The objective of this study was to compare the precision of CH₄ estimates using calculated CO_{2 (HP)} by the CO₂ method (CO₂T) and measured CO₂ in the respiration chamber (CO₂R). The CO₂R and CO₂T study was conducted as a 3 × 3 Latin square design where 3 Dexter heifers were allocated to metabolic cages for 3 periods. Each period consisted of 2 weeks of adaptation followed by 1 week of measurement with the CO₂R and CO₂T. The average body weight of the heifer was 226 ± 11 kg (means ± SD). They were fed a total mixed ration, twice daily, with 1 of 3 supplements: wheat (W), molasses (M), or molasses mixed with sodium bicarbonate (Mbic). The dry mater intake (DMI; kg/day) was significantly greater (P < 0.001) in the metabolic cage compared with that in the respiration chamber. The daily CH₄ (L/day) emission was strongly correlated (r = 0.78) between CO₂T and CO₂R. The daily CH₄ (L/kg DMI) emission by the CO₂T was in the same magnitude as by the CO₂R. The measured CO₂ (L/day) production in the respiration chamber was not different (P = 0.39) from the calculated CO₂ production using the CO₂T. This result concludes a reasonable accuracy and precision of CH₄ estimation by the CO₂T compared with the CO₂R.
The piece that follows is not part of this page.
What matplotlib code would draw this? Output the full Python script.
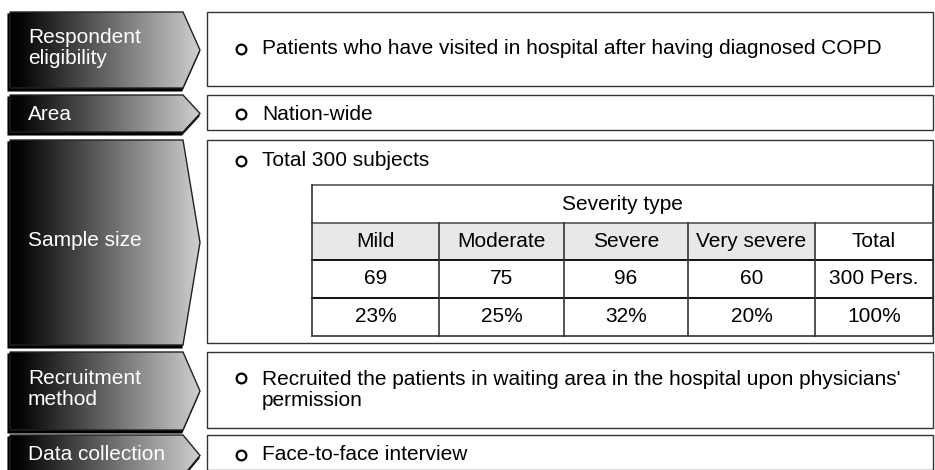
import numpy as np
import matplotlib
matplotlib.use("Agg")
import matplotlib.pyplot as plt
from matplotlib.patches import Polygon, Rectangle
from matplotlib.colors import LinearSegmentedColormap

plt.rcParams['font.family'] = ['Liberation Sans', 'DejaVu Sans']

# ==== data ====
row_labels = ["Respondent\neligibility", "Area", "Sample size", "Recruitment\nmethod", "Data collection"]
row_texts = [
    "Patients who have visited in hospital after having diagnosed COPD",
    "Nation-wide",
    "Total 300 subjects",
    "Recruited the patients in waiting area in the hospital upon physicians'\npermission",
    "Face-to-face interview",
]
table_title = "Severity type"
severity_types = ["Mild", "Moderate", "Severe", "Very severe", "Total"]
severity_counts = ["69", "75", "96", "60", "300 Pers."]
severity_shares = ["23%", "25%", "32%", "20%", "100%"]

# ==== layout (pixel coordinates) ====
row_top = [12, 95, 140, 352, 435]
row_bot = [88, 132, 345, 430, 476]
x_left, x_flat, x_tip = 10, 183, 200
box_left, box_right = 207, 933
fs = 15

fig = plt.figure(figsize=(9.35, 4.7), dpi=100)
ax = fig.add_axes([0, 0, 1, 1])
ax.set_xlim(0, 935)
ax.set_ylim(470, 0)
ax.axis("off")

cmap = LinearSegmentedColormap.from_list("grad", [(0, "#000000"), (0.07, "#080808"), (1, "#cfcfcf")])
grad = np.linspace(0, 1, 256).reshape(1, -1)

label_y = [48, 114, 241, 389, 454]
for i, label in enumerate(row_labels):
    t, b = row_top[i], row_bot[i]
    mid = (t + b) / 2
    pts = [(x_left, t), (x_flat, t), (x_tip, mid), (x_flat, b), (x_left, b)]
    # shadow
    shadow = Polygon([(x - 1.5, y + 2.5) for x, y in pts], closed=True, fc="black", ec="black", lw=1.5, zorder=1)
    ax.add_patch(shadow)
    poly = Polygon(pts, closed=True, fc="none", ec="#222222", lw=1.0, zorder=3)
    ax.add_patch(poly)
    im = ax.imshow(grad, cmap=cmap, extent=(x_left, x_tip, b, t), aspect="auto", zorder=2,
                   interpolation="bicubic")
    im.set_clip_path(poly)
    ax.text(28, label_y[i], label, color="white", fontsize=fs, ha="left", va="center",
            linespacing=1.15, zorder=4)

    # right box
    ax.add_patch(Rectangle((box_left, t), box_right - box_left, min(b, 472) - t - 2,
                           fc="white", ec="#333333", lw=1.0, zorder=2))

# bullet texts
text_y = [49, 114, 161, 390, 455]
for i, txt in enumerate(row_texts):
    y = text_y[i]
    first_y = y - 12 if "\n" in txt else y
    ax.plot(241, first_y, marker="o", ms=7, mfc="white", mec="black", mew=1.6, zorder=5)
    ax.text(262, y, txt, fontsize=fs, ha="left", va="center", linespacing=1.15, zorder=5)

# ==== table ====
col_x = [312, 439, 564, 688, 815, 933]
tab_y = [185, 223, 260, 298, 336]

ax.add_patch(Rectangle((col_x[0], tab_y[1]), col_x[4] - col_x[0], tab_y[2] - tab_y[1],
                       fc="#e8e8e8", ec="none", zorder=3))
ax.text((col_x[0] + col_x[-1]) / 2, (tab_y[0] + tab_y[1]) / 2, table_title,
        fontsize=fs, ha="center", va="center", zorder=5)

for r, row in enumerate([severity_types, severity_counts, severity_shares]):
    yc = (tab_y[r + 1] + tab_y[r + 2]) / 2
    for c, val in enumerate(row):
        xc = (col_x[c] + col_x[c + 1]) / 2
        ax.text(xc, yc, val, fontsize=fs, ha="center", va="center", zorder=5)

# table lines
ax.plot([col_x[0], col_x[-1]], [tab_y[0], tab_y[0]], color="#555555", lw=1.2, zorder=4)
ax.plot([col_x[0], col_x[-1]], [tab_y[1], tab_y[1]], color="#555555", lw=1.2, zorder=4)
ax.plot([col_x[0], col_x[-1]], [tab_y[2], tab_y[2]], color="#111111", lw=1.4, zorder=4)
ax.plot([col_x[0], col_x[-1]], [tab_y[3], tab_y[3]], color="#111111", lw=1.4, zorder=4)
ax.plot([col_x[0], col_x[-1]], [tab_y[4], tab_y[4]], color="#333333", lw=1.2, zorder=4)
ax.plot([col_x[0], col_x[0]], [tab_y[0], tab_y[4]], color="#333333", lw=1.2, zorder=4)
ax.plot([col_x[-1], col_x[-1]], [tab_y[0], tab_y[4]], color="#333333", lw=1.2, zorder=4)
for x in col_x[1:-1]:
    ax.plot([x, x], [tab_y[1], tab_y[4]], color="#333333", lw=1.2, zorder=4)

fig.savefig("out.png", dpi=100, facecolor="white")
Classical experiments in whole-body metabolism: open-circuit respirometry-diluted flow chamber, hood, or facemask systems

For over two centuries, scientists have measured gas exchange in animals and humans and linked this to energy expenditure of the body. The aim of this review is to provide a comprehensive overview of open-circuit diluted flow indirect calorimetry and to help researchers to make the optimal choice for a certain system and its application. A historical perspective shows that 'open circuit diluted flow' is a technique first used in the 19th century and applicable today for room calorimeters, ventilated hood systems, and facemasks. Room calorimeters are a classic example of an open-circuit diluted flow system. The broadly applied ventilated hood calorimeters follow the same principle and can be classified as a derivative of these room calorimeters. The basic principle is that the subject breathes freely in a passing airflow that is fully captured and analyzed. Oxygen and CO2 concentrations are measured in inlet ambient air and captured outlet air. The airflow, which is adapted depending on the application (e.g., rest versus exercise), is measured. For a room indirect calorimeter, the dilution in the large room volume is also taken into account, and this is the most complex application of this type of calorimeter. Validity of the systems can be tested by alcohol burns, gas infusions and by performing repeated measurements on subjects. Using the latter, the smallest CV (%) was found for repeated VO2max tests (1.2%) with an SD of approximately 1 kJ min-1. The smallest SD was found for sleeping metabolic rate (0.11 kJ min-1) with a CV (%) of 2.4%.